A friend of mine is bipolar, and she complains to me…a lot. Every time I speak to her she’s upset about something. Most of the time it’s some sort of bizarre and ridiculous situation she has let herself get into—sleeping with a married man, getting fired from her job for skipping a week without calling, stressing about forming a relationship out of a one night stand. Sometimes, there’s no reason at all. She goes into one of her depressive phases and she bursts into tears because of a crack in the sidewalk. Listening to her constant streams of negativity for reasons that were either nonsensical or that she had clearly bought upon herself started to get tedious, and I dropped the “sympathetic friend” role I had adopted for her special case and told her to stop being stupid. It all seemed so simple to me—happiness is a choice! She was choosing to date these horrible men, she was letting stupid things get to her, she was constantly digging herself deeper into depression instead of focusing on ways to remedy her situation—surrounding herself with positive people, pursuing interests, getting a fucking hobby, anything.
Upon considering her situation, I realized that my belief system is wrong. No matter what she chose, the chemicals in her brain refused to let her be happy. And I realized, happiness is not a choice—it’s a consequence.
Much like you can’t control the surge of sadness that overcomes you when someone you care about dies or the gush of blood that pours out of a gaping wound, you can’t control what does and does not make you happy. Sure, there are basic ways to enhance your life in practical ways, ways that I have worked at pretty ardently. And it’s worked so far because I don’t have much to complain about. I like my family, I like my friends, I like my job.
But am I happy? Have I ever been happy?
I am content. My life is good, but not spectacular. I have nothing to be especially sad about, but I don’t have anything to be truly excited for either. And this makes me sad.
It depresses me that I feel like I’ve done everything I need to do to make my life happy, but the one thing that’s missing is the one thing I have absolutely no control over. At the risk of sounding hokey, I feel that the thing that will push me over the edge from contentment to happiness would be finding a guy. The lingering absence of this element in my life has made me become frustrated to the point that I am constantly depressed. And I’m tired of being depressed all the fucking time.
There are few people who understand my situation. The majority of my friends are the type who are constantly in relationships and they are quick to brush off my problem as something I brought upon myself—I’m too picky, I’m too closeminded, I don’t give people a chance, I keep meeting the wrong people. The people who do understand my situation, however, can appreciate how little control you actually have over your romantic life. Finding a partner entails a wide variety of things clicking at once. The timing has to be right, the situation in which you meet has to be right, you have to like them, then they have to like you—frankly, the odds are against you. I don’t care how illogical this sounds, but for some people things click much more often than others. Whether they are just the type to fall for any person who crosses their path or they’re just lucky as all shit, it happens more for them, and most of the time it’s no one’s fault. I’ve spent a lot of time analyzing what I’ve been doing wrong, and I’m done blaming myself.

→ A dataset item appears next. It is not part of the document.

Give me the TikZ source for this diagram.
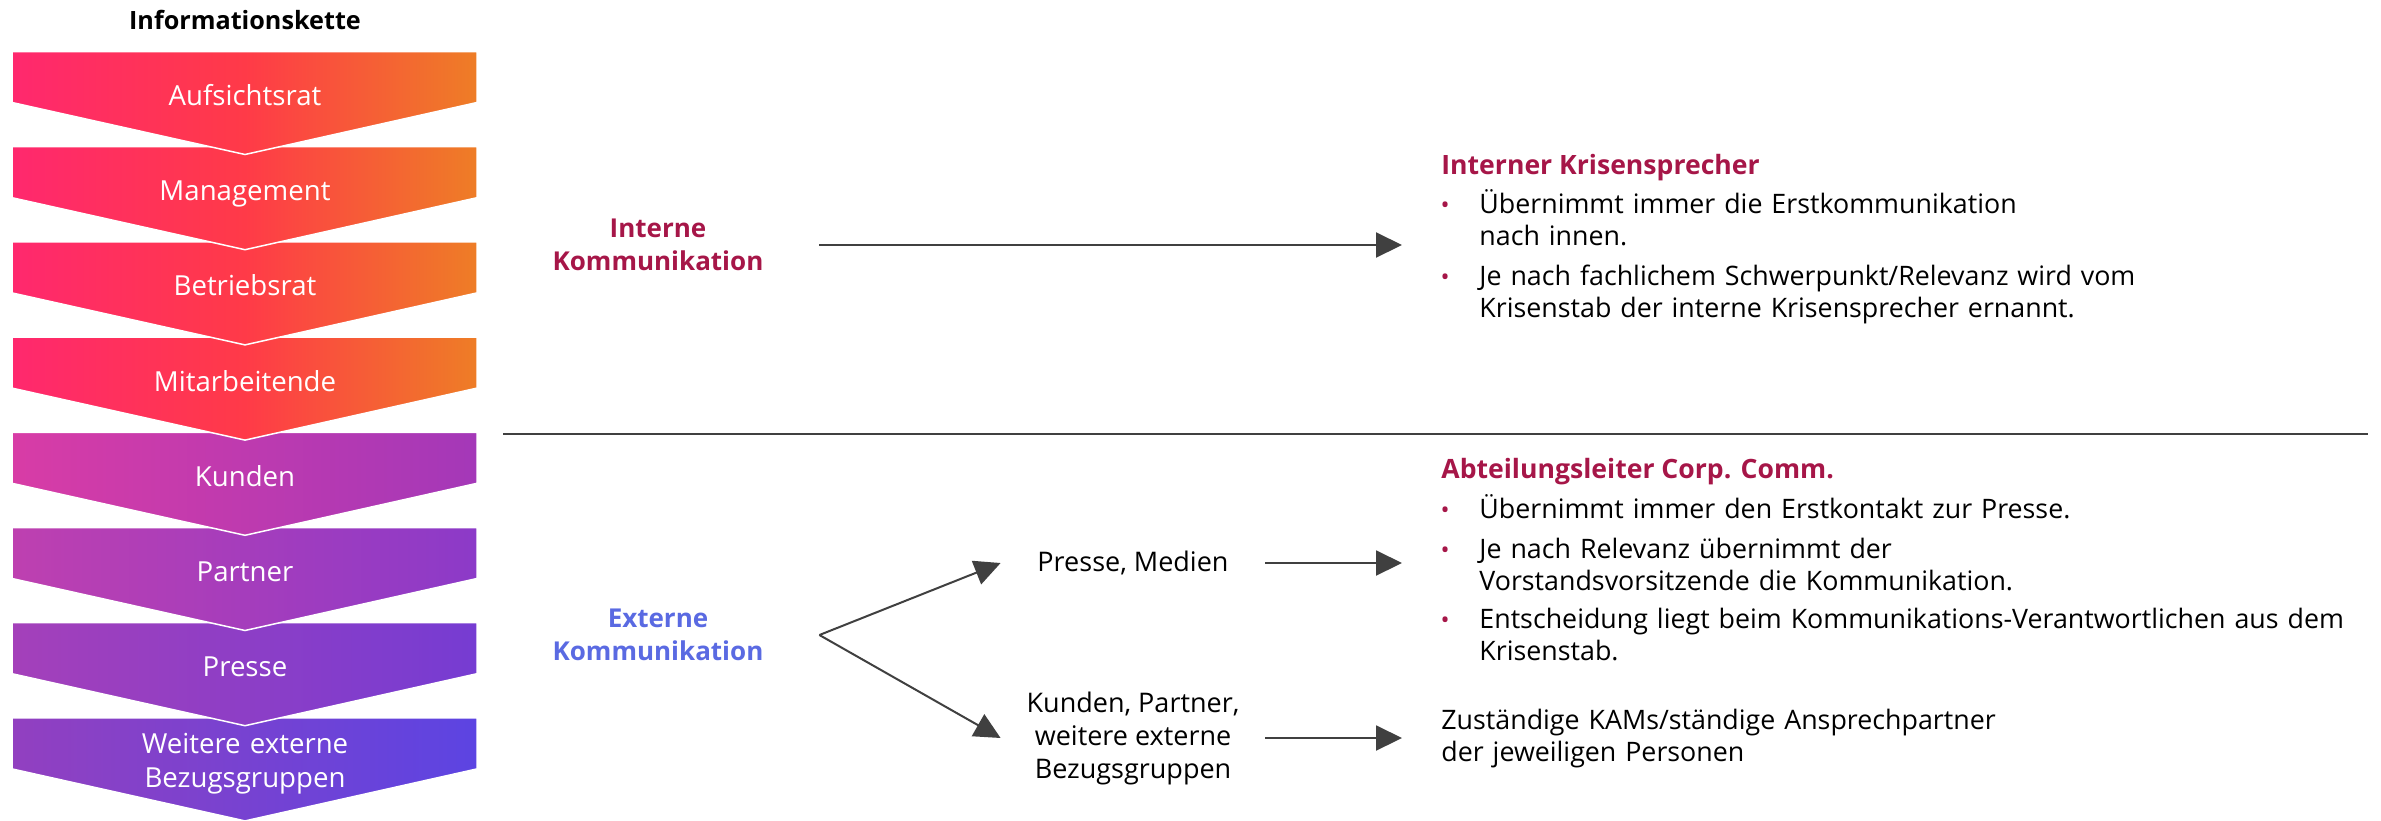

For one, while everything worked nicely, the intellectual aspect wasn’t there. For The Mistake, the timing was wrong. For the last one, everything was there, but the spark was missing. For another, the Atlantic Ocean was dividing us. And for another, the spark was there for me and not for him. I took the chances, I did the right things, I pursued, I tested the waters, and it just didn’t work out and there was absolutely nothing I could do about it.
So that’s it. I’m finally admitting what’s missing, why I’m so bitter. I did well in school, I traveled, I found the right job, I cut ties with the friendships that weren’t working out, I worked harder towards the friendships that were, I resolved my differences with my mother, I got over my adolescent warped body image and everything has worked out alright. But as long as that one, last thing, the one I can’t do a damn thing to fix, refuses to click, I am not happy.